* [The task]: Omit any picture, and return the remaining data exactly as written.

=-=-=-=-=

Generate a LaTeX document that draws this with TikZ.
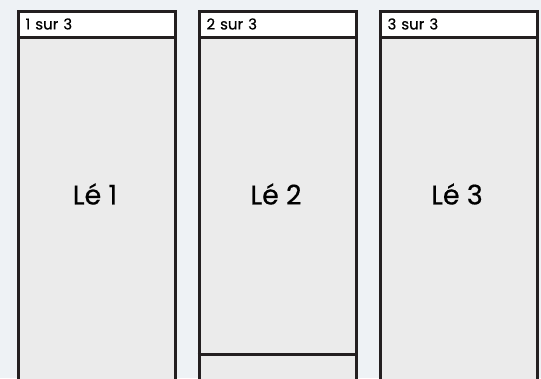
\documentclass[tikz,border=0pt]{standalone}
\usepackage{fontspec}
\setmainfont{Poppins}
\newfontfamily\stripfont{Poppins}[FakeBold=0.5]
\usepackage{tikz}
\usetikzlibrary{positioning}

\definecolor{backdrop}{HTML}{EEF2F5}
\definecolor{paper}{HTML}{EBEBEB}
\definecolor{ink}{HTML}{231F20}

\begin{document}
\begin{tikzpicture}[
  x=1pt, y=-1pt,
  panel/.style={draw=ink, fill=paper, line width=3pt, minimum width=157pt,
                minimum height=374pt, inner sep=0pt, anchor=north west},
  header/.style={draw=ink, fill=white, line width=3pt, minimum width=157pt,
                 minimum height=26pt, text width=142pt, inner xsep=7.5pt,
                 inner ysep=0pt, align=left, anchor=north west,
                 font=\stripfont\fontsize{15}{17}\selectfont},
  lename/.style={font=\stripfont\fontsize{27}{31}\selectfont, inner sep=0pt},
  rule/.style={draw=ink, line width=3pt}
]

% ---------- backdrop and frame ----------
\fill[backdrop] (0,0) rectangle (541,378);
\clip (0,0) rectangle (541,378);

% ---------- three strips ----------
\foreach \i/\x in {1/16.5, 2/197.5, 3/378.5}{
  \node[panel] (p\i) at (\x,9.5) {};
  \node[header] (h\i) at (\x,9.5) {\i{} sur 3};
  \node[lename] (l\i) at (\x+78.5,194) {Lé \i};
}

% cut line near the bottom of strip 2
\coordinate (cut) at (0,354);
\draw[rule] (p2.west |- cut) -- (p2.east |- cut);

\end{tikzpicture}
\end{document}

=-=-=-=-=

* [Solution]:
Generate a LaTeX document that draws this with TikZ.
\documentclass[tikz,border=0pt]{standalone}
\usepackage{fontspec}
\setmainfont{Poppins}
\newfontfamily\stripfont{Poppins}[FakeBold=0.5]
\usepackage{tikz}
\usetikzlibrary{positioning}

\definecolor{backdrop}{HTML}{EEF2F5}
\definecolor{paper}{HTML}{EBEBEB}
\definecolor{ink}{HTML}{231F20}

\begin{document}
\begin{tikzpicture}[
  x=1pt, y=-1pt,
  panel/.style={draw=ink, fill=paper, line width=3pt, minimum width=157pt,
                minimum height=374pt, inner sep=0pt, anchor=north west},
  header/.style={draw=ink, fill=white, line width=3pt, minimum width=157pt,
                 minimum height=26pt, text width=142pt, inner xsep=7.5pt,
                 inner ysep=0pt, align=left, anchor=north west,
                 font=\stripfont\fontsize{15}{17}\selectfont},
  lename/.style={font=\stripfont\fontsize{27}{31}\selectfont, inner sep=0pt},
  rule/.style={draw=ink, line width=3pt}
]

% ---------- backdrop and frame ----------
\fill[backdrop] (0,0) rectangle (541,378);
\clip (0,0) rectangle (541,378);

% ---------- three strips ----------
\foreach \i/\x in {1/16.5, 2/197.5, 3/378.5}{
  \node[panel] (p\i) at (\x,9.5) {};
  \node[header] (h\i) at (\x,9.5) {\i{} sur 3};
  \node[lename] (l\i) at (\x+78.5,194) {Lé \i};
}

% cut line near the bottom of strip 2
\coordinate (cut) at (0,354);
\draw[rule] (p2.west |- cut) -- (p2.east |- cut);

\end{tikzpicture}
\end{document}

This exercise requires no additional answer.